An issue was discovered in SaltStack Salt through 3002. Sending crafted web requests to the Salt API, with the SSH client enabled, can result in shell injection. Reference: https://www.saltstack.com/blog/on-november-3-2020-saltstack-publicly-disclosed-three-new-cves/
Created salt tracking bugs for this issue: Affects: fedora-all [bug 1895450]
This was already fixed in salt 3001.3 and 3002.1 which have been released in fedora 31, 32, 33, and rawhide.
Upstream fix commit: https://github.com/saltstack/salt/commit/a553580971ffe08bc9c684a5071c43d3708f0ad6
External References: https://www.saltstack.com/blog/on-november-3-2020-saltstack-publicly-disclosed-three-new-cves/ https://docs.saltstack.com/en/latest/topics/releases/3002.1.html https://docs.saltstack.com/en/latest/topics/releases/3001.2.html https://docs.saltstack.com/en/latest/topics/releases/3000.4.html https://docs.saltstack.com/en/latest/topics/releases/2019.2.6.html
Mitigation: Mitigation for this issue is either not available or the currently available options do not meet the Red Hat Product Security criteria comprising ease of use and deployment, applicability to widespread installation base or stability.

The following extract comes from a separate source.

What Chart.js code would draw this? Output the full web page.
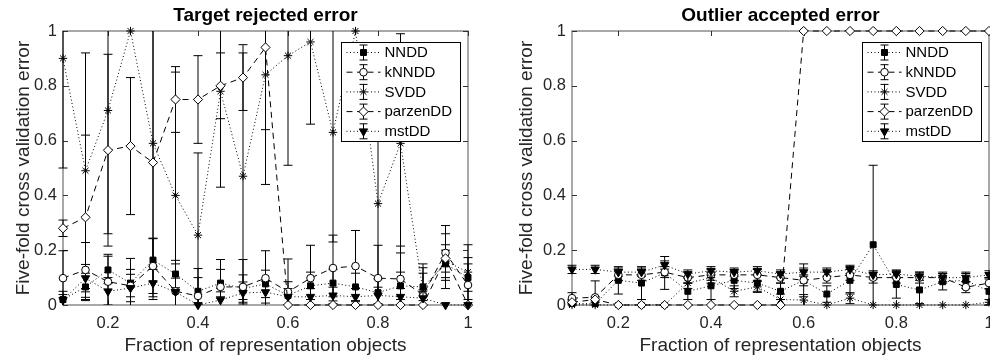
<!DOCTYPE html>
<html>
<head>
<meta charset="utf-8">
<script src="https://cdn.jsdelivr.net/npm/chart.js@4.4.1/dist/chart.umd.min.js"></script>
<style>
    html, body { margin: 0; padding: 0; background: #fff; width: 990px; height: 357px; overflow: hidden; }
    .panel { position: absolute; top: 0; height: 357px; }
    #left-panel { left: 0; width: 510px; }
    #right-panel { left: 510px; width: 500px; }
</style>
</head>
<body>
<div class="panel" id="left-panel"><canvas id="rejected-chart" width="510" height="357"></canvas></div>
<div class="panel" id="right-panel"><canvas id="accepted-chart" width="500" height="357"></canvas></div>
<script>
// fraction of representation objects, 0.1 : 0.05 : 1
const fractions = [0.1, 0.15, 0.2, 0.25, 0.3, 0.35, 0.4, 0.45, 0.5, 0.55, 0.6, 0.65, 0.7, 0.75, 0.8, 0.85, 0.9, 0.95, 1];
const xTickValues = [0.2, 0.4, 0.6, 0.8, 1];
const yTickValues = [0, 0.2, 0.4, 0.6, 0.8, 1];
const methodNames = ['NNDD', 'kNNDD', 'SVDD', 'parzenDD', 'mstDD'];

// target rejected error (mean, std over five folds)
const nnddRej      = [0.02, 0.066, 0.128, 0.08, 0.164, 0.113, 0.05, 0.08, 0.06, 0.077, 0.035, 0.07, 0.08, 0.066, 0.045, 0.07, 0.066, 0.15, 0.10];
const nnddRejStd   = [0.03, 0.05, 0.05, 0.05, 0.08, 0.05, 0.05, 0.05, 0.05, 0.05, 0.05, 0.05, 0.05, 0.05, 0.05, 0.05, 0.05, 0.05, 0.05];
const knnddRej     = [0.098, 0.128, 0.085, 0.07, 0.142, 0.05, 0.033, 0.066, 0.066, 0.098, 0.048, 0.098, 0.135, 0.142, 0.098, 0.095, 0.036, 0.19, 0.073];
const knnddRejStd  = [0.1, 0.1, 0.1, 0.1, 0.1, 0.1, 0.1, 0.1, 0.1, 0.1, 0.12, 0.12, 0.12, 0.13, 0.12, 0.12, 0.1, 0.1, 0.1];
const svddRej      = [0.90, 0.49, 0.71, 1.00, 0.59, 0.40, 0.255, 0.78, 0.47, 0.84, 0.91, 0.96, 0.63, 1.00, 0.37, 0.59, 0.05, 0.16, 0.12];
const svddRejStd   = [0.4, 0.43, 0.45, 0, 0.45, 0.45, 0.3, 0.35, 0.45, 0.4, 0.4, 0.3, 0.4, 0, 0.45, 0.4, 0.1, 0.1, 0.1];
const parzenRej    = [0.28, 0.32, 0.565, 0.58, 0.52, 0.75, 0.75, 0.80, 0.83, 0.94, 0, 0, 0, 0, 0, 0, 0, 0.17, 0];
const parzenRejStd = [0.03, 0.3, 0.35, 0.25, 0.5, 0.12, 0.16, 0.12, 0.12, 0.3, 0, 0, 0, 0, 0, 0, 0, 0.05, 0];
const mstRej       = [0.018, 0.098, 0.05, 0.062, 0.08, 0.048, 0, 0.018, 0.044, 0.047, 0.03, 0.03, 0.035, 0.03, 0.035, 0.03, 0.025, 0, 0];
const mstRejStd    = [0.02, 0.05, 0.05, 0.05, 0.05, 0.05, 0, 0.03, 0.04, 0.04, 0.03, 0.03, 0.03, 0.03, 0.03, 0.03, 0.03, 0, 0];

// outlier accepted error
const nnddAcc      = [0.005, 0.005, 0.09, 0.08, 0.117, 0.05, 0.07, 0.09, 0.08, 0.05, 0.09, 0.04, 0.09, 0.22, 0.075, 0.055, 0.085, 0.09, 0.05];
const nnddAccStd   = [0.01, 0.01, 0.05, 0.06, 0.06, 0.03, 0.05, 0.03, 0.03, 0.03, 0.06, 0.03, 0.05, 0.29, 0.05, 0.05, 0.03, 0.03, 0.05];
const knnddAcc     = [0.025, 0.028, 0.11, 0.11, 0.12, 0.1, 0.11, 0.11, 0.11, 0.1, 0.09, 0.1, 0.11, 0.1, 0.1, 0.1, 0.1, 0.065, 0.08];
const knnddAccStd  = [0.02, 0.06, 0.02, 0.02, 0.02, 0.02, 0.02, 0.02, 0.02, 0.02, 0.02, 0.02, 0.02, 0.02, 0.02, 0.02, 0.02, 0.02, 0.02];
const svddAcc      = [0, 0, 0, 0, 0, 0.08, 0.1, 0.05, 0.066, 0.02, 0.018, 0, 0.025, 0, 0, 0, 0, 0, 0.01];
const svddAccStd   = [0, 0, 0, 0, 0, 0.02, 0.02, 0.02, 0.02, 0.02, 0.02, 0, 0.02, 0, 0, 0, 0, 0, 0.01];
const parzenAcc    = [0.01, 0.02, 0, 0, 0, 0, 0, 0, 0, 0, 1, 1, 1, 1, 1, 1, 1, 1, 1];
const parzenAccStd = [0.01, 0.01, 0, 0, 0, 0, 0, 0, 0, 0, 0, 0, 0, 0, 0, 0, 0, 0, 0];
const mstAcc       = [0.13, 0.13, 0.12, 0.12, 0.146, 0.113, 0.125, 0.12, 0.125, 0.113, 0.12, 0.12, 0.13, 0.11, 0.113, 0.105, 0.1, 0.1, 0.11];
const mstAccStd    = [0.015, 0.015, 0.015, 0.015, 0.015, 0.015, 0.015, 0.015, 0.015, 0.015, 0.015, 0.015, 0.015, 0.015, 0.015, 0.015, 0.015, 0.015, 0.015];

const FONT = '"Liberation Sans", Arial, Helvetica, sans-serif';
const DOTTED = [1, 2.5];
const DASHED = [6, 4.5];

// marker / line style per method, in plotting order
const methodStyles = [
    { pointStyle: 'rect',    pointRadius: 4.2, fill: '#000', dash: DOTTED, rotation: 0 },
    { pointStyle: 'circle',  pointRadius: 3.8, fill: '#fff', dash: DASHED, rotation: 0 },
    { pointStyle: 'star',    pointRadius: 4.2, fill: '#000', dash: DOTTED, rotation: 0 },
    { pointStyle: 'rectRot', pointRadius: 4.6, fill: '#fff', dash: DASHED, rotation: 0 },
    { pointStyle: 'triangle', pointRadius: 4.8, fill: '#000', dash: DOTTED, rotation: 180 }
];

function buildDatasets(means, stds) {
    return means.map((vals, i) => {
        const s = methodStyles[i];
        return {
            label: methodNames[i],
            data: fractions.map((f, j) => ({ x: f, y: vals[j] })),
            errors: stds[i],
            borderColor: '#000',
            borderWidth: 1,
            borderDash: s.dash,
            pointStyle: s.pointStyle,
            pointRadius: s.pointRadius,
            pointRotation: s.rotation,
            pointBackgroundColor: s.fill,
            pointBorderColor: '#000',
            pointBorderWidth: 1,
            tension: 0,
            clip: false,
            order: means.length - i
        };
    });
}

// axes box with inward ticks, drawn under the data
const axesBox = {
    id: 'axesBox',
    beforeDatasetsDraw(chart) {
        const { ctx, chartArea: a, scales: { x, y } } = chart;
        ctx.save();
        ctx.strokeStyle = '#7a7a7a';
        ctx.lineWidth = 1.3;
        ctx.strokeRect(a.left, a.top, a.right - a.left, a.bottom - a.top);
        ctx.strokeStyle = '#333';
        ctx.lineWidth = 1;
        ctx.beginPath();
        xTickValues.forEach(v => {
            const px = Math.round(x.getPixelForValue(v)) + 0.5;
            ctx.moveTo(px, a.bottom); ctx.lineTo(px, a.bottom - 5);
            ctx.moveTo(px, a.top); ctx.lineTo(px, a.top + 5);
        });
        yTickValues.forEach(v => {
            const py = Math.round(y.getPixelForValue(v)) + 0.5;
            ctx.moveTo(a.left, py); ctx.lineTo(a.left + 5, py);
            ctx.moveTo(a.right, py); ctx.lineTo(a.right - 5, py);
        });
        ctx.stroke();
        ctx.restore();
    }
};

// vertical error bars (mean +/- std) with caps
const errorBars = {
    id: 'errorBars',
    beforeDatasetsDraw(chart) {
        const { ctx, chartArea: a, scales: { x, y } } = chart;
        ctx.save();
        ctx.beginPath();
        ctx.rect(a.left - 6, a.top, a.right - a.left + 12, a.bottom - a.top);
        ctx.clip();
        ctx.strokeStyle = '#000';
        ctx.lineWidth = 1;
        chart.data.datasets.forEach(ds => {
            ds.data.forEach((p, j) => {
                const e = ds.errors[j];
                if (!e) return;
                const px = x.getPixelForValue(p.x);
                const top = y.getPixelForValue(p.y + e);
                const bot = y.getPixelForValue(p.y - e);
                ctx.beginPath();
                ctx.moveTo(px, top); ctx.lineTo(px, bot);
                ctx.moveTo(px - 4.5, top); ctx.lineTo(px + 4.5, top);
                ctx.moveTo(px - 4.5, bot); ctx.lineTo(px + 4.5, bot);
                ctx.stroke();
            });
        });
        ctx.restore();
    }
};

// boxed legend in the upper right, line + errorbar + marker samples
const boxedLegend = {
    id: 'boxedLegend',
    afterDraw(chart) {
        const { ctx, chartArea: a } = chart;
        const w = 119, h = 99;
        const left = Math.round(a.right - 8 - w) + 0.5;
        const top = Math.round(a.top + 11) + 0.5;
        ctx.save();
        ctx.fillStyle = '#fff';
        ctx.fillRect(left, top, w, h);
        ctx.strokeStyle = '#000';
        ctx.lineWidth = 1;
        ctx.strokeRect(left, top, w, h);
        chart.data.datasets.forEach((ds, i) => {
            const cy = top + 10 + i * 19.7;
            const cx = left + 22;
            ctx.strokeStyle = '#000';
            ctx.lineWidth = 1;
            ctx.setLineDash(ds.borderDash);
            ctx.beginPath();
            ctx.moveTo(left + 5, cy); ctx.lineTo(left + 39, cy);
            ctx.stroke();
            ctx.setLineDash([]);
            ctx.beginPath();
            ctx.moveTo(cx, cy - 7.5); ctx.lineTo(cx, cy + 7.5);
            ctx.moveTo(cx - 4, cy - 7.5); ctx.lineTo(cx + 4, cy - 7.5);
            ctx.moveTo(cx - 4, cy + 7.5); ctx.lineTo(cx + 4, cy + 7.5);
            ctx.stroke();
            ctx.fillStyle = ds.pointBackgroundColor;
            ctx.strokeStyle = '#000';
            Chart.helpers.drawPoint(ctx, {
                pointStyle: ds.pointStyle,
                radius: ds.pointRadius,
                rotation: ds.pointRotation,
                borderWidth: 1
            }, cx, cy);
            ctx.fillStyle = '#000';
            ctx.font = '15px ' + FONT;
            ctx.textBaseline = 'middle';
            ctx.textAlign = 'left';
            ctx.fillText(ds.label, left + 43, cy + 0.5);
        });
        ctx.restore();
    }
};

function makeChart(canvasId, title, datasets, yWidth, rightPad, yTitlePad) {
    return new Chart(document.getElementById(canvasId), {
        type: 'line',
        data: { datasets },
        plugins: [axesBox, errorBars, boxedLegend],
        options: {
            responsive: false,
            animation: false,
            layout: { padding: { left: 0, right: rightPad, top: 0, bottom: 0 } },
            plugins: {
                legend: { display: false },
                tooltip: { enabled: false },
                title: {
                    display: true,
                    text: title,
                    fullSize: false,
                    color: '#000',
                    font: { family: FONT, size: 19, weight: 'bold' },
                    padding: { top: 4.6, bottom: 3.6 }
                }
            },
            scales: {
                x: {
                    type: 'linear',
                    min: 0.1,
                    max: 1,
                    afterBuildTicks: s => { s.ticks = xTickValues.map(v => ({ value: v })); },
                    afterFit: s => { s.height = 52; },
                    grid: { display: false, drawTicks: false },
                    border: { display: false },
                    ticks: {
                        color: '#262626',
                        padding: 9,
                        maxRotation: 0,
                        font: { family: FONT, size: 16.5 },
                        callback: v => String(v)
                    },
                    title: {
                        display: true,
                        text: 'Fraction of representation objects',
                        color: '#262626',
                        font: { family: FONT, size: 19 },
                        padding: { top: 0, bottom: 0.3 }
                    }
                },
                y: {
                    type: 'linear',
                    min: 0,
                    max: 1,
                    afterBuildTicks: s => { s.ticks = yTickValues.map(v => ({ value: v })); },
                    afterFit: s => { s.width = yWidth; },
                    grid: { display: false, drawTicks: false },
                    border: { display: false },
                    ticks: {
                        color: '#262626',
                        padding: 6,
                        font: { family: FONT, size: 16.5 },
                        callback: v => String(v)
                    },
                    title: {
                        display: true,
                        text: 'Five-fold cross validation error',
                        color: '#262626',
                        font: { family: FONT, size: 19 },
                        padding: { top: yTitlePad, bottom: 0 }
                    }
                }
            }
        }
    });
}

makeChart('rejected-chart', 'Target rejected error',
    buildDatasets([nnddRej, knnddRej, svddRej, parzenRej, mstRej],
                  [nnddRejStd, knnddRejStd, svddRejStd, parzenRejStd, mstRejStd]),
    63, 42, 12.3);

makeChart('accepted-chart', 'Outlier accepted error',
    buildDatasets([nnddAcc, knnddAcc, svddAcc, parzenAcc, mstAcc],
                  [nnddAccStd, knnddAccStd, svddAccStd, parzenAccStd, mstAccStd]),
    62, 21, 5.3);
</script>
</body>
</html>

Statement: Red Hat Ceph Storage 2 shipped salt for the usage of Red Hat Storage Console 2 (RHSCON-2), which required salt to administrate ceph nodes. RHSCON-2 has reached End Of Life, hence salt is no longer used and supported. Therefore, the salt package provided by Red Hat Ceph Storage 2 has been marked as 'will not fix'.